When the doctor removed my bandages and found my stomach smooth and healthy he was shocked, as you would be.

“There must be some mistake? You look like the patient but the wounds are gone?” he was very distraught and went to the ward nurse, searching for me. I stripped off the bandages, and disconnected and removed needles and tubes, stopping machines at my bedside. I was unable to find my school uniform, so I walked out of the hospital ward, getting stronger. I would like a cheeseburger. Some American food to celebrate my recovery. Of course I had no money, so I couldn’t do that, but the huge military APC parked out front of the hospital gave me an idea.

“Oi! Buy me a burger,” I called through the open window.

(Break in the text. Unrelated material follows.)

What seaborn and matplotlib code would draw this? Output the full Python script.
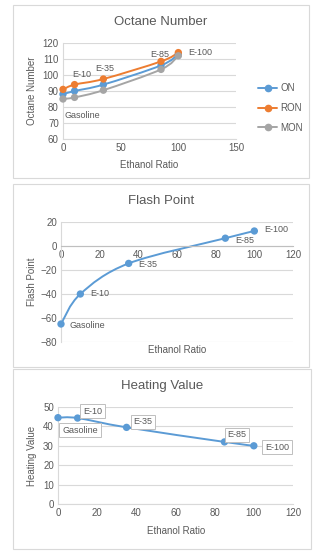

A soldier stuck his head out.

“That’s subject Tokiwa. You were wounded. What are you doing out here?” asked the young man.

“Some stuff. I’m better now. But I want a burger.”

“We’re on duty, ma’am. The terrorists could come back.”

“They won’t. They were after Chidori and Sagara, as usual. Those two are gone so the terrorists chased after them.”

“Well, that’s as may be, ma’am, so you should go back inside. The cafeteria can serve you a burger.”

“Really?” I asked them. They confirmed this. I went back inside the hospital. There were a lot of bored or sick people with forms and pens, filling things out. I guess I could do what I usually do in hospital. Started randomly healing people in the waiting room. Cured a guy on dialysis. Fixed a sore back, a common injury. Healed a broken arm on a crying kid, who stopped crying immediately. Cured a colicky baby with a worried mother. Fixed a mother’s milk fever, which was on the way to killing her. No hot baths when you’re a breast feeding mother, ladies. The stain of expressed yoghurt and free flowing milk was an embarrassment she’ll be able to live with. She rushed to a bathroom with her baby to clean herself up.

I wandered through the cancer ward, healing all the sick there, then the dialysis center, which had a dozen people sitting through blood treatment because their kidneys failed. That was always a delay in death. Dialysis is always fatal. Healed kidneys, with their millions of nephron cells restored, would give them decades a life. Fixed some heart attack damage in a series of obese patients, and fixed some blood pressure problems in a frowning lady executive with a headache that was an incipient stroke that would have shredded her brain and left her a vegetable. Timing was critical. I eventually found the café area and ordered a burger. They raised an eyebrow and I told them I was from the school so the bill went to them. A burger and fries, and a plastic chair and a bunch of families of the wounded. What had happened to Japan that international terrorists would invade a high school in suburban Tokyo?

The really strange thing? I can’t cure baldness.

Returned to the ward I’d woken up in, tired after eating and found a quiet chair to rest, drifting off into a nap.